Indexing
Supported data formats
Quickwit ingests JSON records and refers to them as "documents" or "docs". Each document must be a JSON object. When ingesting files, documents must be separated by a newline.
Quickwit does not yet support file formats such as Avro
or CSV
. Compression formats such as bzip2
or gzip
are also not supported yet.
Data model
Quickwit supports both schemaless indexes and fixed schemas. The "document mapping" of an index, also commonly called "doc mapping", is a list of field names and types that declares the schema of an index. For a schemaless or mixed fixed schema and schemaless indexing, follow our guide on schemaless indexing. Additionally, a doc mapping specifies how documents are indexed (tokenizers) and stored (column-oriented vs. row-oriented).
Merge process and merge policy
An index is broken into immutable splits. The size of a split is defined by the number of documents it carries. A split is considered "mature" when its size reaches a threshold defined in the index config as split_num_docs_target
.
An indexer buffers incoming documents and produces a new split when the size of the buffer reaches split_num_docs_target
or commit_timeout_secs
seconds have passed since the first document has been enqueued, depending on which event occurs first. In the latter case, the indexer generates immature splits. The merge process designates the iterative procedure that groups and merges immature splits together to produce mature splits.
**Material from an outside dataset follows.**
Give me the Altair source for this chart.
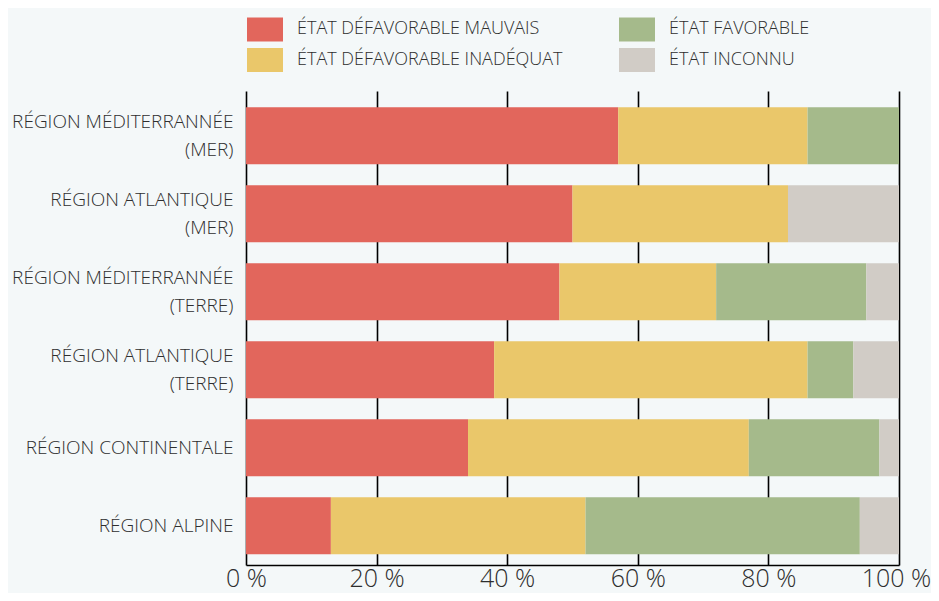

The merge policy controls the merge algorithm, which is mainly driven by the two parameters split_num_docs_target
and merge_factor
. Each time a new split is published, the merge policy examines the list of immature splits and attempts to merge merge_factor
splits together in order to produce larger splits. The merge policy may also decide to merge fewer or more splits together if deemed necessary. Finally, the merge algorithm never merges more than max_merge_factor
splits together.
Split store
The split store is a cache that keeps recently published and immature splits on disk to speed up the merge process. After a successful merge phase, the split store evicts dangling splits.
The disk space allocated to the split store is controlled by the config parameters split_store_max_num_splits
and split_store_max_num_bytes
.
Data sources
A data source designates the location and set of parameters that allow to connect to and ingest data from an external data store, which can be a file, a stream, or a database. Often, Quickwit simply refers to data sources as "sources". The indexing engine supports file-based and stream-based sources. Quickwit can insert data into an index from one or multiple sources, defined in the index config.
File sources
File sources are sources that read data from a file stored on the local file system.
Streaming sources
Streaming sources are sources that read data from a streaming service such as Apache Kafka. As of version 0.2, Quickwit only supports Apache Kafka. Future versions of Quickwit will support additional streaming services such as Amazon Kinesis.
Checkpoint
Quickwit achieves exactly-once processing using checkpoints. For each source, a "source checkpoint" records up to which point documents have been processed in the target file or stream. Checkpoints are stored in the metastore and updated atomically each time a new split is published. When an indexing error occurs, the indexing process is resumed right after the last successfully published checkpoint. Internally, a source checkpoint is represented as an object mapping from absolute paths or partition IDs to offsets or sequence numbers.